(Entries with chart source code)
----

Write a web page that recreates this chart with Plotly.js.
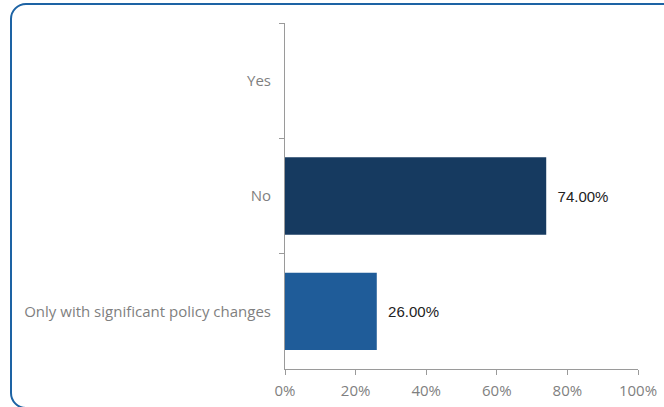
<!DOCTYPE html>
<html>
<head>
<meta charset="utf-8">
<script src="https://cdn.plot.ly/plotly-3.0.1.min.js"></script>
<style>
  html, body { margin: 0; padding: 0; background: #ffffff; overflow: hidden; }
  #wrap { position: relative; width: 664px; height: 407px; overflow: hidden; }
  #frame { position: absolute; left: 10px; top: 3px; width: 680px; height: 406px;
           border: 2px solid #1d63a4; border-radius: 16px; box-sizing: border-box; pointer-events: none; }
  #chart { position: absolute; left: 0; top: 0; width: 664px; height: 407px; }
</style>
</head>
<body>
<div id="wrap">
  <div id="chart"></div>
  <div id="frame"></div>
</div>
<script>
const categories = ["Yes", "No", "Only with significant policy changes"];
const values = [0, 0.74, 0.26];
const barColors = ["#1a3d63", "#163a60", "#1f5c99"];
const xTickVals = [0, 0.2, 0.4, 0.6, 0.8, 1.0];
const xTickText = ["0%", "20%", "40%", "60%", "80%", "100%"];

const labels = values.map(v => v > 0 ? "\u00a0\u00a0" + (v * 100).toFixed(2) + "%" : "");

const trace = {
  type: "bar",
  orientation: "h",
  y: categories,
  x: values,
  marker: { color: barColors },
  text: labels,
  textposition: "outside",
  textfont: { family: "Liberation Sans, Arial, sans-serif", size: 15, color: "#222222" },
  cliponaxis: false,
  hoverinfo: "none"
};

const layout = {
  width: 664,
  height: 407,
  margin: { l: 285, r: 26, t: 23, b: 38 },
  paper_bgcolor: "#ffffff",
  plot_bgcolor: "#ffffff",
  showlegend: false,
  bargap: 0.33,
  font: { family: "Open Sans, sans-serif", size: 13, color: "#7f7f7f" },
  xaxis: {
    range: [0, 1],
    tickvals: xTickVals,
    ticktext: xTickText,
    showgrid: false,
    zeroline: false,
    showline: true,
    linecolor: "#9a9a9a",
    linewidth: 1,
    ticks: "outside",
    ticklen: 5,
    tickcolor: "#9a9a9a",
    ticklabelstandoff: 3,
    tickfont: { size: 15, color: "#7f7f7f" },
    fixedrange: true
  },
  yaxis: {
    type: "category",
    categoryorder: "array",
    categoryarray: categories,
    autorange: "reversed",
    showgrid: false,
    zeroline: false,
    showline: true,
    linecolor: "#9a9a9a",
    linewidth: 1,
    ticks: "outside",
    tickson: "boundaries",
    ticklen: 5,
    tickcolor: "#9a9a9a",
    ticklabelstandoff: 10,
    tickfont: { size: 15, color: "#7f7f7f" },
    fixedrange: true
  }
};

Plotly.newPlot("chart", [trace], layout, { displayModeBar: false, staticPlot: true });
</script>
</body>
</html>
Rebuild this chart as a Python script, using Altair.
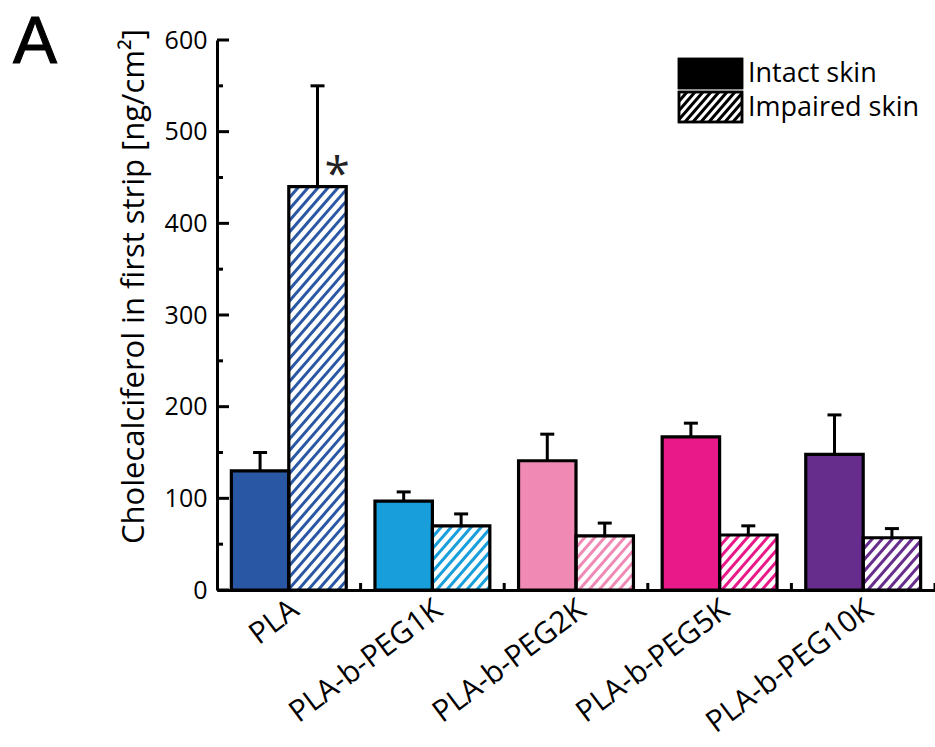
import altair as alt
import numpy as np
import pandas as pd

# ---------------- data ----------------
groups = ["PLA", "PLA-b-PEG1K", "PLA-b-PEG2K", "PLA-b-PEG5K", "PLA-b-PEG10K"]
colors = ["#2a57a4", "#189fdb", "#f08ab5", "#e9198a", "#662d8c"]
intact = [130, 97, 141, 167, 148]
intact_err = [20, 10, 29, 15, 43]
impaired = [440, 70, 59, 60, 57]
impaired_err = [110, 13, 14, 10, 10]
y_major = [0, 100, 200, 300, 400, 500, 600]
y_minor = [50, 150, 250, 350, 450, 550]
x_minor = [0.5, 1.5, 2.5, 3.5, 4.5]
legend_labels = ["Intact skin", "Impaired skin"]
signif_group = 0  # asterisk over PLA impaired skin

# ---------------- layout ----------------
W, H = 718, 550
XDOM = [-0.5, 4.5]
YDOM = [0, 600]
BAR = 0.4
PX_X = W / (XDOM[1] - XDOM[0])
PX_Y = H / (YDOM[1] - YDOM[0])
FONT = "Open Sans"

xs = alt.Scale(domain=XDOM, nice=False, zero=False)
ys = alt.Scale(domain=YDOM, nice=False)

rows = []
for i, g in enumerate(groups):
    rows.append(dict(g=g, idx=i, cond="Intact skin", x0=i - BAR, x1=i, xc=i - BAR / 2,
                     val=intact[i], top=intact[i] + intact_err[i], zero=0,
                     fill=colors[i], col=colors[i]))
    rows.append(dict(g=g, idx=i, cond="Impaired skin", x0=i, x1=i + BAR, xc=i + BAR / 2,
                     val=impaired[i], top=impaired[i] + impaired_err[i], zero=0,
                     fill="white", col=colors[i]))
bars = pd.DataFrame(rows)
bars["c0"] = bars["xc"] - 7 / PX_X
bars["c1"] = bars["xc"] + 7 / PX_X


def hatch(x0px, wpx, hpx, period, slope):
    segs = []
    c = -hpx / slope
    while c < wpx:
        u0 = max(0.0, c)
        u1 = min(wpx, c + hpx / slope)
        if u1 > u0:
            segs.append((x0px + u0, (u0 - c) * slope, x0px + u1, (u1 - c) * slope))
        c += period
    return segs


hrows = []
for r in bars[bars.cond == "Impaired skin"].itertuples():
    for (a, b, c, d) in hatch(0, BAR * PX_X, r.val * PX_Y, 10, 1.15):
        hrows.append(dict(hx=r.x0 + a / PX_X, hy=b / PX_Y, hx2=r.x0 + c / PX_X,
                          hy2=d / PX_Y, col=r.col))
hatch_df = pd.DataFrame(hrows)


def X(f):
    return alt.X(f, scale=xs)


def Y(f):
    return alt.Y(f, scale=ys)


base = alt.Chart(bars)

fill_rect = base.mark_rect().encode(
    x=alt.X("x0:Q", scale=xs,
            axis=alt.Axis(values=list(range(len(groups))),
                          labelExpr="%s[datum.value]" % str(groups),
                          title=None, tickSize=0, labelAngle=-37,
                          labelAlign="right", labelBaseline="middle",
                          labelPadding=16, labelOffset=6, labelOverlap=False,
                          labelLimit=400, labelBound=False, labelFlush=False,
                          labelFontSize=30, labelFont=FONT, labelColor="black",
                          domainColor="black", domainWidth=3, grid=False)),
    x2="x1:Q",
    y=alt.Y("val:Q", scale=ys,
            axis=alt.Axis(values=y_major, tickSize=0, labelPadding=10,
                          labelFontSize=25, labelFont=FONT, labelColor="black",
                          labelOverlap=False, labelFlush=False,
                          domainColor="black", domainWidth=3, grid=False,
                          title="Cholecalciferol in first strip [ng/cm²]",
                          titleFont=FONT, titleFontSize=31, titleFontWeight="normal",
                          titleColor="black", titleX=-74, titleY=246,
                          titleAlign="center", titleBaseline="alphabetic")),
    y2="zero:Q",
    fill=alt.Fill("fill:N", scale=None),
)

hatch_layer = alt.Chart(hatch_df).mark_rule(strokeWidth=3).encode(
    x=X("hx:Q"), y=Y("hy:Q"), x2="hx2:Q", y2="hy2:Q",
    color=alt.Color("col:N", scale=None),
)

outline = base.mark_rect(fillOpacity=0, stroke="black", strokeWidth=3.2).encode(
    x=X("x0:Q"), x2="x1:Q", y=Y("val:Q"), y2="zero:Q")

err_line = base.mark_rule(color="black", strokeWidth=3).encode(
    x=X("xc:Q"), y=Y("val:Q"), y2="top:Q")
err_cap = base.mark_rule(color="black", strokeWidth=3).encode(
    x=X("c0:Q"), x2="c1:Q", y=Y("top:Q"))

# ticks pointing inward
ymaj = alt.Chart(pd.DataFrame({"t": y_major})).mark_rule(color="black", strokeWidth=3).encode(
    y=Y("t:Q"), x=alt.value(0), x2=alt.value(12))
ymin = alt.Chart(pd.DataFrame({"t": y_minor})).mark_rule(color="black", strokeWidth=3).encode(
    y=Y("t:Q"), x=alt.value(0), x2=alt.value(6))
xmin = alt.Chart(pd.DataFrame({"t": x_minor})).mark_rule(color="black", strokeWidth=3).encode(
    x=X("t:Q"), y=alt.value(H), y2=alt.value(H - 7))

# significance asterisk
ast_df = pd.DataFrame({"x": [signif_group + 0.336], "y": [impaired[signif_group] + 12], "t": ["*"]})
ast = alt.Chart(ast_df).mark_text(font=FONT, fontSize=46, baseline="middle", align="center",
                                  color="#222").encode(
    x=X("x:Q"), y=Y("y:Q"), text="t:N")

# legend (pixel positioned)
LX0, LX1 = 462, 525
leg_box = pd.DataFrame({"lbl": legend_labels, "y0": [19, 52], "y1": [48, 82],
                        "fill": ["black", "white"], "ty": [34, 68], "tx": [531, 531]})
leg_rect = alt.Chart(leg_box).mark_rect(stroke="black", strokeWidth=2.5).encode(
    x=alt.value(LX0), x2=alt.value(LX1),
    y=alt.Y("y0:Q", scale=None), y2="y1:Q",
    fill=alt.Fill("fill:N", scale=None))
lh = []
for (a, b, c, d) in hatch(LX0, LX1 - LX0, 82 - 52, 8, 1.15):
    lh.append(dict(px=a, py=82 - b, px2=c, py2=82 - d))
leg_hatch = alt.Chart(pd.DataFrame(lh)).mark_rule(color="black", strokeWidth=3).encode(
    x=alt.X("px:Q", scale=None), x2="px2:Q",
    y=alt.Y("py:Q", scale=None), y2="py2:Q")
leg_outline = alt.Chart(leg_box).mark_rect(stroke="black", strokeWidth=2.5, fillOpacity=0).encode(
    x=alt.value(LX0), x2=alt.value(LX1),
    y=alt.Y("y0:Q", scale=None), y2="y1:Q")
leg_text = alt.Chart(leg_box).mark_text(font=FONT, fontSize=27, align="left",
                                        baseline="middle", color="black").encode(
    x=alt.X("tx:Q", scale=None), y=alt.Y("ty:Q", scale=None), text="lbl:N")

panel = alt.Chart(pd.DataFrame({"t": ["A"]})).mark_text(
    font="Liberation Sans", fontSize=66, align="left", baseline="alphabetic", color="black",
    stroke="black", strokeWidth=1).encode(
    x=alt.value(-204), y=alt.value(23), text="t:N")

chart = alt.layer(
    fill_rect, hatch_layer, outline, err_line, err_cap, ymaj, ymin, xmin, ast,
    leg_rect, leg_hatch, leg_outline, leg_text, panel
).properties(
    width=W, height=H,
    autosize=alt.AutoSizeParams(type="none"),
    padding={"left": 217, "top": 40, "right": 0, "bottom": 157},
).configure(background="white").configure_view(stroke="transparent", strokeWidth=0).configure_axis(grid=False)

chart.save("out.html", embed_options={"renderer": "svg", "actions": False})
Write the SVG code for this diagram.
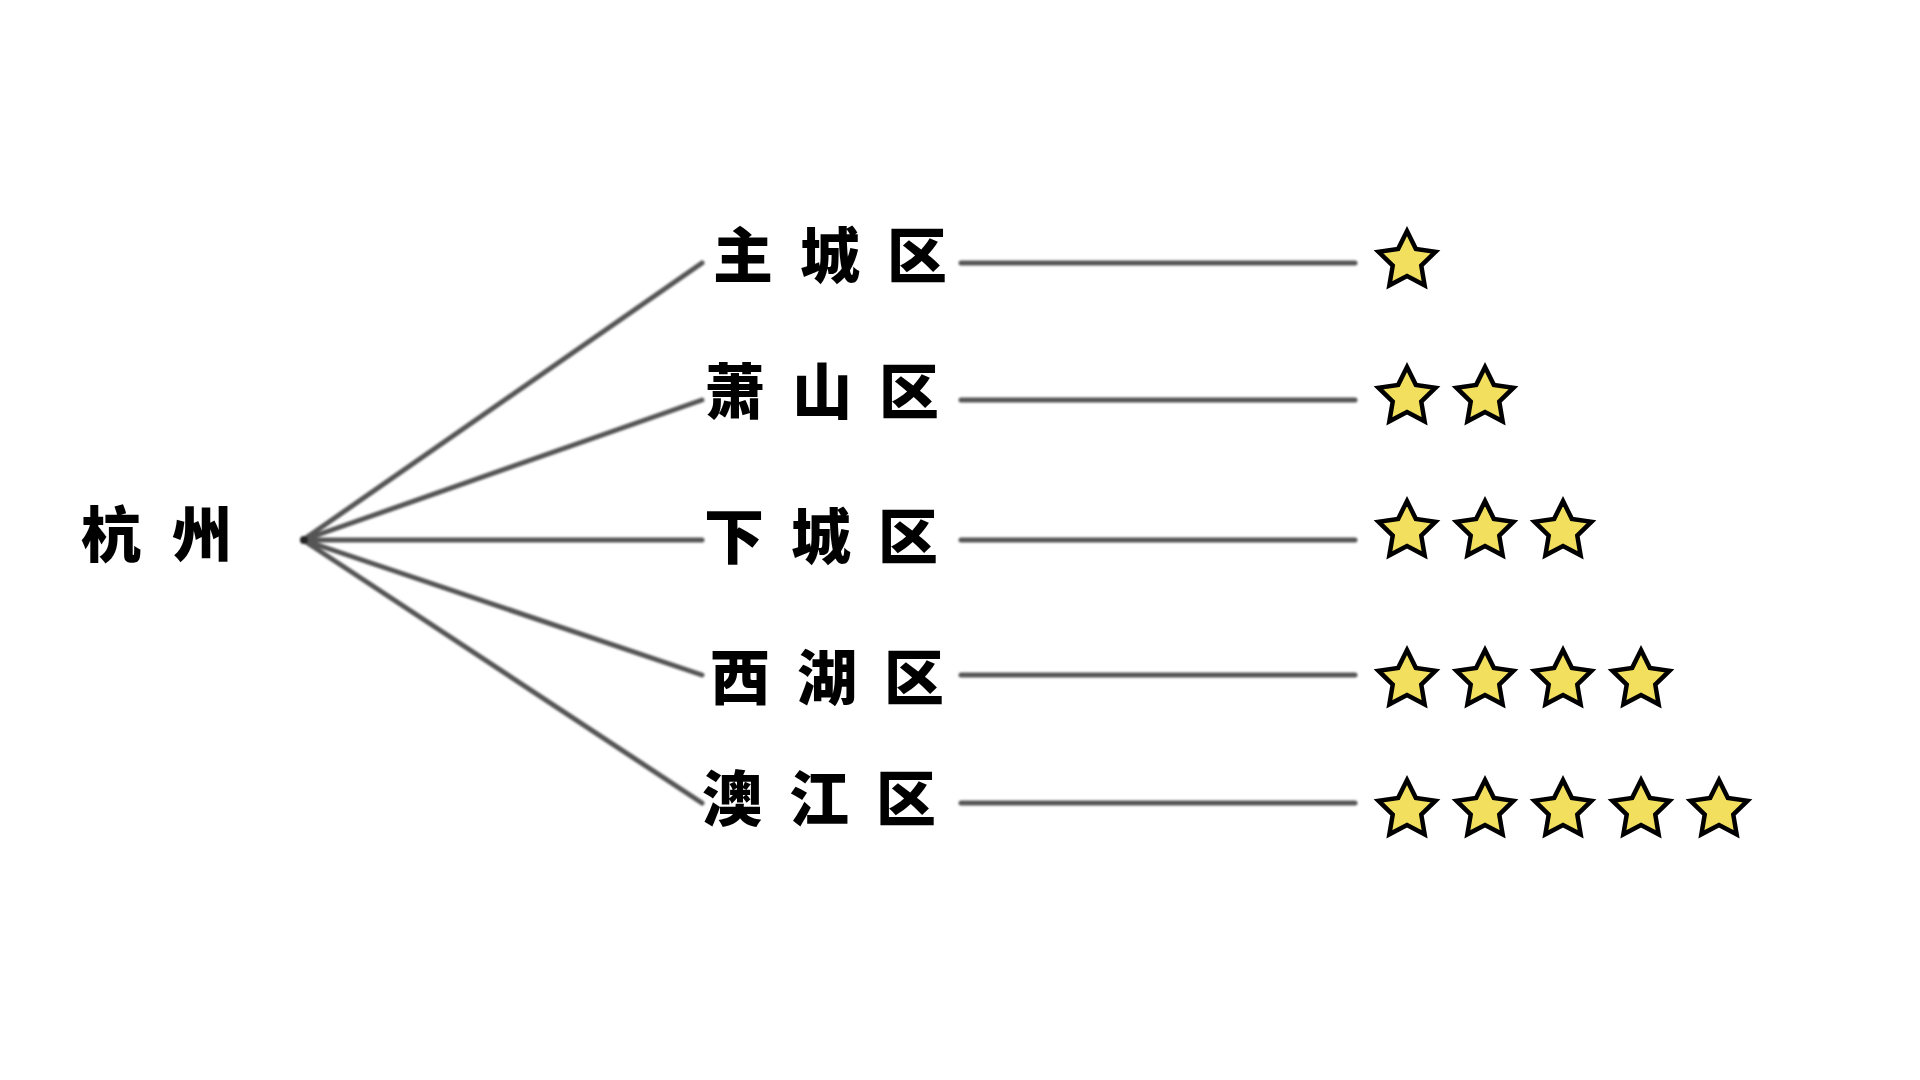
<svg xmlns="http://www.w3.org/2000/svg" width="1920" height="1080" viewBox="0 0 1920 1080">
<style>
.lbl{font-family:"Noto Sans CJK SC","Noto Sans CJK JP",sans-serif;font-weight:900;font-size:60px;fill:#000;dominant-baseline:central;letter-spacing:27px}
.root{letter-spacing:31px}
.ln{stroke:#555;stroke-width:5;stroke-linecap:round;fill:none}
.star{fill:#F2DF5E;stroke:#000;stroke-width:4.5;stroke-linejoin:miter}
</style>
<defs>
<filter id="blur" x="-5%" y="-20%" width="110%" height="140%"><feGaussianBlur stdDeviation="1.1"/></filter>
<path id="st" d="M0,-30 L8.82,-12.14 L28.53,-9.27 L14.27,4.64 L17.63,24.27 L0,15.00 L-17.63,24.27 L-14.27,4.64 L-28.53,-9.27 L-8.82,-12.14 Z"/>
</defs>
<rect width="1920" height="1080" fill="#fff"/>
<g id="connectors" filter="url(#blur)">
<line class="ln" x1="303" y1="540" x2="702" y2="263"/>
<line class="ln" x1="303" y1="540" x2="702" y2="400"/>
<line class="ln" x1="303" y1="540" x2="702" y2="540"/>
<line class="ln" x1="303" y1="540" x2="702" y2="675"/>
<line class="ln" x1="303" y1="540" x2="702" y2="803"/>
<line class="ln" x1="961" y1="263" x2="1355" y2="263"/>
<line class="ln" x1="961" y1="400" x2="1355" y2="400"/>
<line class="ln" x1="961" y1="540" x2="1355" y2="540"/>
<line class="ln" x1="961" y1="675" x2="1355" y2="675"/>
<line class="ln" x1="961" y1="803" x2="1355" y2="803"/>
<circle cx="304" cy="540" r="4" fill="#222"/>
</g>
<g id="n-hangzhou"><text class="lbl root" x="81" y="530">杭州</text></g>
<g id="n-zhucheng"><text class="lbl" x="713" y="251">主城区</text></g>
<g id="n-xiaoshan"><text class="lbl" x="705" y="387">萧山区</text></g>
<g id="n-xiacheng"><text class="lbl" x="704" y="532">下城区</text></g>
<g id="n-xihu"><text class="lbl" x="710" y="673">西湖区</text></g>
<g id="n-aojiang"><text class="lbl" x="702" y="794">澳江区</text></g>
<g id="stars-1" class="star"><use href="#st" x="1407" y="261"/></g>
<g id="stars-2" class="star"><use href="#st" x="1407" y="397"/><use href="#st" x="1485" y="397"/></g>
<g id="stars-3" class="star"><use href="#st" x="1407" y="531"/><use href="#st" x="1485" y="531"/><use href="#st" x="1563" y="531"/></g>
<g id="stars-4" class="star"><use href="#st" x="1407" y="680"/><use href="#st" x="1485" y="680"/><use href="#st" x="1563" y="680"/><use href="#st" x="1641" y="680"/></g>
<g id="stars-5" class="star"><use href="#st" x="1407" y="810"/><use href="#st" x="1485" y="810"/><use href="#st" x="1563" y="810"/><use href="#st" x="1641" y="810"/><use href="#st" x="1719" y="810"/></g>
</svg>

----

* [Aim] Without the pictures, please reproduce each line of the listing above exactly, from the first one through the line bearing "const labels = values.map(v".

* [Expected answer]
Write a web page that recreates this chart with Plotly.js.
<!DOCTYPE html>
<html>
<head>
<meta charset="utf-8">
<script src="https://cdn.plot.ly/plotly-3.0.1.min.js"></script>
<style>
  html, body { margin: 0; padding: 0; background: #ffffff; overflow: hidden; }
  #wrap { position: relative; width: 664px; height: 407px; overflow: hidden; }
  #frame { position: absolute; left: 10px; top: 3px; width: 680px; height: 406px;
           border: 2px solid #1d63a4; border-radius: 16px; box-sizing: border-box; pointer-events: none; }
  #chart { position: absolute; left: 0; top: 0; width: 664px; height: 407px; }
</style>
</head>
<body>
<div id="wrap">
  <div id="chart"></div>
  <div id="frame"></div>
</div>
<script>
const categories = ["Yes", "No", "Only with significant policy changes"];
const values = [0, 0.74, 0.26];
const barColors = ["#1a3d63", "#163a60", "#1f5c99"];
const xTickVals = [0, 0.2, 0.4, 0.6, 0.8, 1.0];
const xTickText = ["0%", "20%", "40%", "60%", "80%", "100%"];

const labels = values.map(v => v > 0 ? "\u00a0\u00a0" + (v * 100).toFixed(2) + "%" : "");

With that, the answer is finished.